Dorota G. Boron1, Grazyna Kurzawinska12, Agata Szpera-Gozdziewicz1, Krzysztof Drews1, Zbyszko Malewski1, Martyna Kozlowska-Wytyk3, Adam Kaminski4, Tadeusz Sulikowski5, Agnieszka Seremak-Mrozikiewicz12
Pubmed: 35894492
Ginekol Pol 2022;93(11):930-936.

Abstract

Objectives: Preterm delivery (PTD) accounts for around 11% of pregnancies worldwide. Unfortunately, no diagnostic
indicator, specific mechanism or genetic predisposition has yet been identified. One of the hypotheses suggest local or
functional progesterone decrease as a potential reason for preterm uterine contractions leading to preterm delivery. It is
believed that any change in progesterone receptor DNA may be crucial for higher risk of preterm delivery due to abnormal response to prostaglandins, normally inhibited by properly built progesterone. The aim of this study was to determine whether there is an association between progesterone gene polymorphisms (PROGINS and +331G/A) and preterm birth.

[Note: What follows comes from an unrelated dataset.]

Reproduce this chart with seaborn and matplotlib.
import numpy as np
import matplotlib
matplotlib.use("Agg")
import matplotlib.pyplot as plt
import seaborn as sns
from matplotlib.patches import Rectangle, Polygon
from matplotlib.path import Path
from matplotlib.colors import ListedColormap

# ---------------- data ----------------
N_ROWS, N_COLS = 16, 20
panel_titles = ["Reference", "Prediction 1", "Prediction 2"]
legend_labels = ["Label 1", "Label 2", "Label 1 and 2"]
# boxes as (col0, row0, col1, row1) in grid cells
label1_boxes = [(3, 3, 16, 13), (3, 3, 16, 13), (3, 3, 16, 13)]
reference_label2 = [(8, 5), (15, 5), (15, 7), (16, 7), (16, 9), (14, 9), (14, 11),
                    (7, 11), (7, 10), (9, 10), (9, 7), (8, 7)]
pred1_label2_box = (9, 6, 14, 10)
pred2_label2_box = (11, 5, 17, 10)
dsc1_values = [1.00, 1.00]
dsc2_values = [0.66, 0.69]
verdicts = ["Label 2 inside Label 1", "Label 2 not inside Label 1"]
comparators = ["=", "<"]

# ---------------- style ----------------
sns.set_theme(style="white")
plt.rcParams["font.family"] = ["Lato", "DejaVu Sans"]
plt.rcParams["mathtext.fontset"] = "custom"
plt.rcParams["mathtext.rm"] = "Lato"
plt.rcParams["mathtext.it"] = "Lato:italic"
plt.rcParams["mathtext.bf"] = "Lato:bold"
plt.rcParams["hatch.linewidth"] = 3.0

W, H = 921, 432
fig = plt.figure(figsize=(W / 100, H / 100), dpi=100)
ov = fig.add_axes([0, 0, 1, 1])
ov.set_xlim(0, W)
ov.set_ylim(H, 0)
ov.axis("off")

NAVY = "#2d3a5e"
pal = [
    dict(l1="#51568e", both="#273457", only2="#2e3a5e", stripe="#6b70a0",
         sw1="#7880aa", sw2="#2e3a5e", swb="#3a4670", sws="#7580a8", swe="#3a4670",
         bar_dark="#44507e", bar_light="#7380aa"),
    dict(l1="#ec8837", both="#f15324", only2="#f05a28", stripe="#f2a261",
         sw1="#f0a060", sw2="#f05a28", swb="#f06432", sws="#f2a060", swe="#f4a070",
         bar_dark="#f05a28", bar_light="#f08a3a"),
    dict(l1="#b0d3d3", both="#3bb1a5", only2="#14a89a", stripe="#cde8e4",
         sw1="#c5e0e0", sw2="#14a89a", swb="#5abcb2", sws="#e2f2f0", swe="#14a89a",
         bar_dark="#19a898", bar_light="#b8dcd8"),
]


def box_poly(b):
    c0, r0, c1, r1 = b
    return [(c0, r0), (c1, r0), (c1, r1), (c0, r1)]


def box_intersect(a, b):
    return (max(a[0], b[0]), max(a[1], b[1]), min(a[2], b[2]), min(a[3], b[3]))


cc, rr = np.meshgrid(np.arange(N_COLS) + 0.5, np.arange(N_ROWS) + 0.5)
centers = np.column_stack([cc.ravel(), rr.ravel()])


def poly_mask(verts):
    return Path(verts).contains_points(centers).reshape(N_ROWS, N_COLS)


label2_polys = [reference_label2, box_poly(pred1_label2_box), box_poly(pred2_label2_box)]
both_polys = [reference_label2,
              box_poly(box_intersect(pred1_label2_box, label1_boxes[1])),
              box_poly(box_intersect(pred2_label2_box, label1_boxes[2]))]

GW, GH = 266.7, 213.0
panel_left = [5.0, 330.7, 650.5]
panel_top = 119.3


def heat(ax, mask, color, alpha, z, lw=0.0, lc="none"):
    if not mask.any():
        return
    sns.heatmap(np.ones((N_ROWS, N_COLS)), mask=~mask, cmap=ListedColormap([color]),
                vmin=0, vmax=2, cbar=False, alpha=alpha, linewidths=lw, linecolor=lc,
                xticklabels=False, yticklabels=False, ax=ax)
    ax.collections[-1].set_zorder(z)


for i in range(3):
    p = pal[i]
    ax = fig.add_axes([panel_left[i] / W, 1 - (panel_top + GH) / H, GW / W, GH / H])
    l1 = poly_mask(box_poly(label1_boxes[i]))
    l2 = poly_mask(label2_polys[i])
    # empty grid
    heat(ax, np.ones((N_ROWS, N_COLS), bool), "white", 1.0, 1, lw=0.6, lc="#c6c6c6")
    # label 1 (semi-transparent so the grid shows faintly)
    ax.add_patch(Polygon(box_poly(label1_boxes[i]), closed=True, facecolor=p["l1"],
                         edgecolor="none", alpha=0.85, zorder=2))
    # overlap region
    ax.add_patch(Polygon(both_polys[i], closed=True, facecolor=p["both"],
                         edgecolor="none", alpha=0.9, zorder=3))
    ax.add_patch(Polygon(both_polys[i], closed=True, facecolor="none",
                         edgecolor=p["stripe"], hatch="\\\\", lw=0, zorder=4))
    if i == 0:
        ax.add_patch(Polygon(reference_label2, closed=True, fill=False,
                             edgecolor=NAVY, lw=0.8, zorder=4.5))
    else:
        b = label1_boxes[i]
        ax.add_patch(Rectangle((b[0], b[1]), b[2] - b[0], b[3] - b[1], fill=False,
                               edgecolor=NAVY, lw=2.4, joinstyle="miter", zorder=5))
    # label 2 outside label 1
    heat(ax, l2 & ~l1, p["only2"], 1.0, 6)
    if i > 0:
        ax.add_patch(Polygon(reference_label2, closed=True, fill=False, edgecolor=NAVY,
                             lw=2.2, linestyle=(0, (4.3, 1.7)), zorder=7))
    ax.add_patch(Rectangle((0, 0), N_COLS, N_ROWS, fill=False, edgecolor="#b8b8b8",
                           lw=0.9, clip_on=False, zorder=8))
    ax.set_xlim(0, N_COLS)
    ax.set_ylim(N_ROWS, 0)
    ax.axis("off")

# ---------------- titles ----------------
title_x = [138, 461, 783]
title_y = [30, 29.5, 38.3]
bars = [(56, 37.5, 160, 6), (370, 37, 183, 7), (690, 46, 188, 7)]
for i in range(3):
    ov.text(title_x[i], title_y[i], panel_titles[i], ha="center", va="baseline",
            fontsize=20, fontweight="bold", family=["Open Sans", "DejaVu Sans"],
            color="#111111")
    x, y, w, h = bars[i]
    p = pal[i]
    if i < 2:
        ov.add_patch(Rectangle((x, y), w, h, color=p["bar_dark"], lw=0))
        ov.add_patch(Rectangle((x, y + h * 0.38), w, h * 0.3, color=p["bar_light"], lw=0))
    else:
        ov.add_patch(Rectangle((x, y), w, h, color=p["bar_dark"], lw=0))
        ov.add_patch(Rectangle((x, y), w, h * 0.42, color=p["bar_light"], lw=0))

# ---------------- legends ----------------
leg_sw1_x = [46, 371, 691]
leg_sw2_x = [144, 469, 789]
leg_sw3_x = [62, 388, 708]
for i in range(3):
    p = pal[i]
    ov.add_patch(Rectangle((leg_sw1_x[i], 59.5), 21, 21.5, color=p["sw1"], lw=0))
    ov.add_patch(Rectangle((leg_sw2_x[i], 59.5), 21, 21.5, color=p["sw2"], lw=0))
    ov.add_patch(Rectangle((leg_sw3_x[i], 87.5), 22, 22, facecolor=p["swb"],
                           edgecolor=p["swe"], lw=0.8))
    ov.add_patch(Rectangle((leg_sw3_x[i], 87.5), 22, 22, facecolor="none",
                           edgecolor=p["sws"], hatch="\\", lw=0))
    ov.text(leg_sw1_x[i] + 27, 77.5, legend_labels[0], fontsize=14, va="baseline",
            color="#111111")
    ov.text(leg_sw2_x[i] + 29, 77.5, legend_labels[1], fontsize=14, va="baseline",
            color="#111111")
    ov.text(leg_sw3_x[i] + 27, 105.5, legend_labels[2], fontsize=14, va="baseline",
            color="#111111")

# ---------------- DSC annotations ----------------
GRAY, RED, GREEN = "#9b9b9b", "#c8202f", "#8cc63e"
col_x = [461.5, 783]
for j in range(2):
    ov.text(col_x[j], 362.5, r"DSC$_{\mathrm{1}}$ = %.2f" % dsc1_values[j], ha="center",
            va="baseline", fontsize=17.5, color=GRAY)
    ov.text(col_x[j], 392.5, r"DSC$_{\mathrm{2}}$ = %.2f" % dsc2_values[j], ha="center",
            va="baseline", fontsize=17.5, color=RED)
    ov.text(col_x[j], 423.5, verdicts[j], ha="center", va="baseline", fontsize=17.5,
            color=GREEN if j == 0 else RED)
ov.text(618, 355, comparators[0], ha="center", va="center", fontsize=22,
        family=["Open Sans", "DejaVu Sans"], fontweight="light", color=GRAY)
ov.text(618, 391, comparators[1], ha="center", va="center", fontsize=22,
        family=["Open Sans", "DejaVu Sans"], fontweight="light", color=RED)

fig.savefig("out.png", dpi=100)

Material and methods: A total of 230 women were enrolled, including 115 cases of preterm deliveries (between 22
and 36 weeks of gestation) and 115 healthy mothers of full-term infants. Genomic DNA was isolated from the blood
sample. Polymerase chain reaction (PCR) amplification was carried out in a final volume of 25 μL. Genotyping was assayed by PCR. Statistical analysis of the results was conducted with p < 0.05 accepted as statistically significant.

Results: For both PROGINS (Alu ins/del) and +331G/A (rs10895068) polymorphisms were equally frequent in case
and control group. The prevalence of PGR alleles in both groups was also comparable.

Conclusions: The results of our study showed no association between progesterone gene polymorphisms (PROGINS
and +331G/A) and risk of preterm delivery. Identifying mechanisms to prolong the length of gestation, particularly in
women at risk for preterm delivery, will improve both maternal and fetal outcomes.